The steering angle may be determined and utilised as the angle of a vehicle wheel relative to the body of a vehicle, as a curvature that the vehicle is travelling along, and the like. It will be appreciated that the steering angle determination may be applied to various types of vehicles including, for example, Ackermann style (as illustrated in figure 1), rear wheel steer, articulated, skid steer, and the like.

It is to be understood that the terminology employed above is for the purpose of description and, unless explicitly stated otherwise, should not be regarded as limiting.

As would be appreciated by a skilled person, the components of the vehicle 10 are typically all provided by an existing vehicle and, accordingly, there may be variations between the types and configurations of these components between different vehicles and manufacturers (and the like). As would be apparent to the skilled person the underlying principals and spirit of the invention should still apply, even if minor modifications or adaptations are required.

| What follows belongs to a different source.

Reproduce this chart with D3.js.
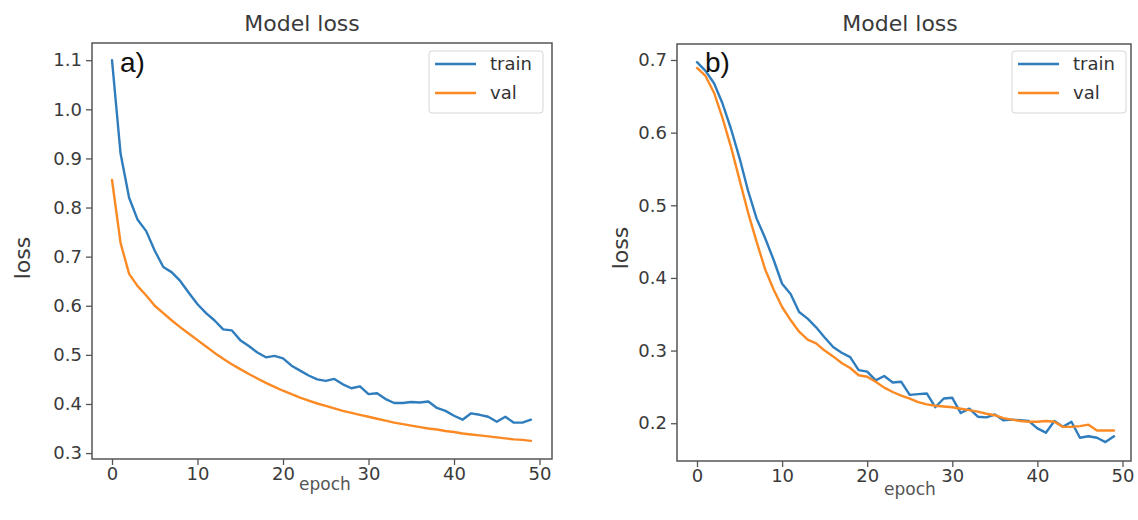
<!DOCTYPE html>
<html>
<head>
<meta charset="utf-8">
<script src="https://cdn.jsdelivr.net/npm/d3@7"></script>
<style>
  html, body { margin: 0; padding: 0; background: #fff; }
  svg { display: block; }
</style>
</head>
<body>
<svg id="chart" width="1138" height="520"></svg>
<script>
// ---------- data ----------
const epochs = d3.range(0, 50);
const xTicks = [0, 10, 20, 30, 40, 50];
const yTicksA = [0.3, 0.4, 0.5, 0.6, 0.7, 0.8, 0.9, 1.0, 1.1];
const yTicksB = [0.2, 0.3, 0.4, 0.5, 0.6, 0.7];
const seriesNames = ["train", "val"];
const panelLabels = ["a)", "b)"];

const trainA = [1.10, 0.91, 0.82, 0.775, 0.752, 0.712, 0.679, 0.668, 0.650, 0.626,
  0.603, 0.585, 0.570, 0.552, 0.550, 0.530, 0.518, 0.505, 0.495, 0.498,
  0.493, 0.478, 0.468, 0.458, 0.450, 0.447, 0.451, 0.440, 0.432, 0.436,
  0.420, 0.422, 0.410, 0.402, 0.402, 0.404, 0.403, 0.405, 0.392, 0.386,
  0.376, 0.368, 0.381, 0.378, 0.374, 0.364, 0.374, 0.362, 0.362, 0.368];
const valA = [0.856, 0.728, 0.665, 0.640, 0.621, 0.600, 0.585, 0.570, 0.556, 0.543,
  0.530, 0.517, 0.504, 0.492, 0.481, 0.471, 0.461, 0.452, 0.443, 0.435,
  0.427, 0.420, 0.413, 0.407, 0.401, 0.396, 0.391, 0.386, 0.382, 0.378,
  0.374, 0.370, 0.366, 0.362, 0.359, 0.356, 0.353, 0.350, 0.348, 0.345,
  0.343, 0.340, 0.338, 0.336, 0.334, 0.332, 0.330, 0.328, 0.327, 0.325];
const trainB = [0.697, 0.685, 0.668, 0.640, 0.605, 0.565, 0.520, 0.482, 0.455, 0.425,
  0.392, 0.378, 0.353, 0.344, 0.332, 0.318, 0.305, 0.297, 0.291, 0.273,
  0.271, 0.259, 0.265, 0.256, 0.257, 0.239, 0.240, 0.241, 0.222, 0.234,
  0.235, 0.214, 0.220, 0.209, 0.208, 0.212, 0.204, 0.205, 0.204, 0.203,
  0.193, 0.187, 0.203, 0.195, 0.202, 0.180, 0.182, 0.180, 0.174, 0.182];
const valB = [0.689, 0.678, 0.655, 0.620, 0.580, 0.535, 0.490, 0.450, 0.412, 0.384,
  0.360, 0.342, 0.326, 0.315, 0.310, 0.300, 0.292, 0.283, 0.276, 0.266,
  0.264, 0.257, 0.249, 0.243, 0.238, 0.234, 0.229, 0.226, 0.224, 0.223,
  0.222, 0.220, 0.218, 0.216, 0.213, 0.211, 0.207, 0.205, 0.203, 0.202,
  0.202, 0.203, 0.202, 0.195, 0.195, 0.196, 0.198, 0.190, 0.190, 0.190];

// ---------- layout ----------
const colors = ["#2f7dbd", "#fb8a24"];
const font = "'DejaVu Sans', sans-serif";
const svg = d3.select("#chart");

const panels = [
  { train: trainA, val: valA, yTicks: yTicksA, yFmt: d3.format(".1f"),
    left: 92, right: 552, top: 43, bottom: 459,
    xDom: [-2.34, 51.46], yDom: [0.288, 1.135],
    titleX: 302, yLabelX: 22, yLabelY: 258, xLabelX: 325, xLabelY: 490,
    tagX: 120, legend: { x: 429, y: 51 } },
  { train: trainB, val: valB, yTicks: yTicksB, yFmt: d3.format(".1f"),
    left: 677, right: 1131, top: 44, bottom: 461,
    xDom: [-2.35, 51.0], yDom: [0.148, 0.722],
    titleX: 900, yLabelX: 620, yLabelY: 248, xLabelX: 910, xLabelY: 495,
    tagX: 705, legend: { x: 1012, y: 51 } }
];

panels.forEach((p, i) => {
  const g = svg.append("g");
  const x = d3.scaleLinear().domain(p.xDom).range([p.left, p.right]);
  const y = d3.scaleLinear().domain(p.yDom).range([p.bottom, p.top]);

  // axes
  const xAxis = d3.axisBottom(x).tickValues(xTicks).tickSize(6).tickPadding(2).tickFormat(d3.format("d"));
  const yAxis = d3.axisLeft(y).tickValues(p.yTicks).tickSize(6).tickPadding(4).tickFormat(p.yFmt);

  const gx = g.append("g").attr("transform", `translate(0,${p.bottom})`).call(xAxis);
  const gy = g.append("g").attr("transform", `translate(${p.left},0)`).call(yAxis);
  [gx, gy].forEach(ax => {
    ax.select(".domain").remove();
    ax.selectAll(".tick line").attr("stroke", "#555").attr("stroke-width", 1.3);
    ax.selectAll(".tick text").attr("fill", "#3a3a3a").style("font-family", font).style("font-size", "18px");
  });

  // lines
  [p.train, p.val].forEach((vals, k) => {
    const line = d3.line().x((d, j) => x(epochs[j])).y(d => y(d));
    g.append("path").datum(vals)
      .attr("fill", "none").attr("stroke", colors[k]).attr("stroke-width", 2.4)
      .attr("stroke-linejoin", "round").attr("stroke-linecap", "round")
      .attr("d", line);
  });

  // frame
  g.append("rect").attr("x", p.left).attr("y", p.top)
    .attr("width", p.right - p.left).attr("height", p.bottom - p.top)
    .attr("fill", "none").attr("stroke", "#555").attr("stroke-width", 1.5);

  // title
  g.append("text").attr("x", p.titleX).attr("y", 31).attr("text-anchor", "middle")
    .attr("fill", "#3a3a3a").style("font-family", font).style("font-size", "22px").text("Model loss");
  // y label
  g.append("text").attr("transform", `translate(${p.yLabelX},${p.yLabelY}) rotate(-90)`)
    .attr("text-anchor", "middle").attr("dy", "0.35em")
    .attr("fill", "#3a3a3a").style("font-family", font).style("font-size", "22px").text("loss");
  // x label
  g.append("text").attr("x", p.xLabelX).attr("y", p.xLabelY).attr("text-anchor", "middle")
    .attr("fill", "#555").style("font-family", font).style("font-size", "17px").text("epoch");
  // panel tag
  g.append("text").attr("x", p.tagX).attr("y", 72)
    .attr("fill", "#111").style("font-family", "'Liberation Sans', Arial, sans-serif").style("font-size", "28px")
    .text(panelLabels[i]);

  // legend
  const L = p.legend;
  const lg = g.append("g").attr("transform", `translate(${L.x},${L.y})`);
  lg.append("rect").attr("width", 114).attr("height", 62).attr("rx", 3)
    .attr("fill", "#fff").attr("fill-opacity", 0.85).attr("stroke", "#d6d6d6").attr("stroke-width", 1);
  seriesNames.forEach((name, k) => {
    const yy = 13 + k * 29;
    lg.append("line").attr("x1", 6).attr("x2", 47).attr("y1", yy).attr("y2", yy)
      .attr("stroke", colors[k]).attr("stroke-width", 2.4);
    lg.append("text").attr("x", 61).attr("y", yy).attr("dy", "0.35em")
      .attr("fill", "#333").style("font-family", font).style("font-size", "18px").text(name);
  });
});
</script>
</body>
</html>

Use of the terms 'determine' and 'estimate' are not to be given a strict interpretation and, in fact, could be used interchangeably (that is, a determination may be an estimate, and an estimate may be a determination).

Where the context permits, reference to an integer or a component or step (or the like) is not to be interpreted as being limited to only one of that integer, component, or step, but rather could be one or more of that integer, component, or step etc.

In this specification, the terms 'comprises', 'comprising', 'includes', 'including', or similar terms are intended to mean a non-exclusive inclusion, such that a method, system or apparatus that comprises a list of elements does not include those elements solely, but may well include other elements not listed.